Antes de repartirse en el poblado el producto de la caza, la carne necesaria para la supervivencia en un medio tan hostil como el corazón de la selva, los cazadores bailan una compleja danza que trata de imitar la agonía del elefante herido. Al terminar, con los danzantes agotados, se produce el perdón de la naturaleza por su acto y en ese mismo momento un nuevo elefante comienza a latir en el interior de su futura madre.
No vamos a entrar en la nobleza de estos valientes guerreros que se sienten culpables por el hecho de matar y que tratan de redimir su culpa; lo asombroso es que ellos, los que han corrido el riesgo, esta vez no comerán. Van a ayunar para la remisión de su "crimen" y simplemente verán cómo se alimentan de rica proteína los miembros débiles de su tribu, los niños, las mujeres y los ancianos; los guerreros ya comerán en otra ocasión, para eso son los más fuertes.

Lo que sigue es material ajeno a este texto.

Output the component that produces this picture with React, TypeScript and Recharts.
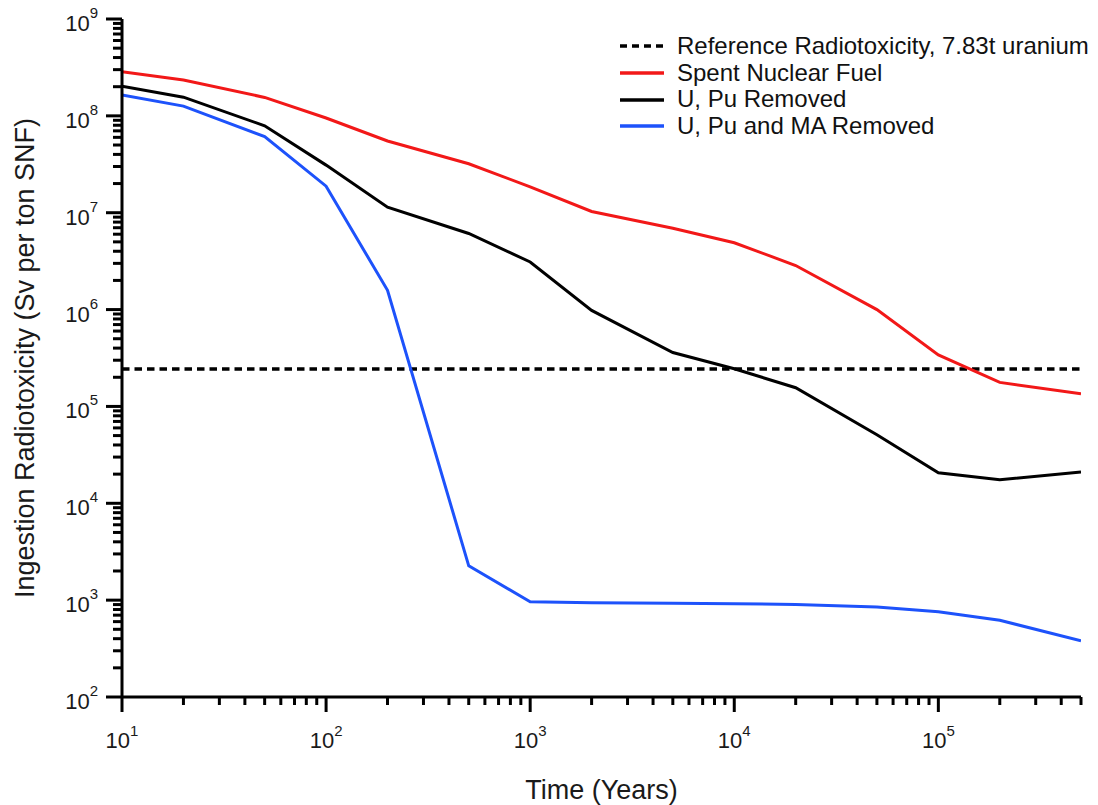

¿Prosperarán los nuevos alimentos?
Los "civilizados" no seremos tan generosos como los pigmeos a la hora de alimentarnos; será el marketing, la publicidad, los precios o la moda lo que determine cuántas toneladas de gusanos o de escorpiones van a abastecer nuestros mercados y nuestras mesas. Algún avispado "chef" debe estar frotándose las manos imaginando el "maridaje entre los pétalos de rosa y las patas de saltamontes". Detengamos aquí nuestra imaginación. Yo quisiera ser civilizado como los pigmeos.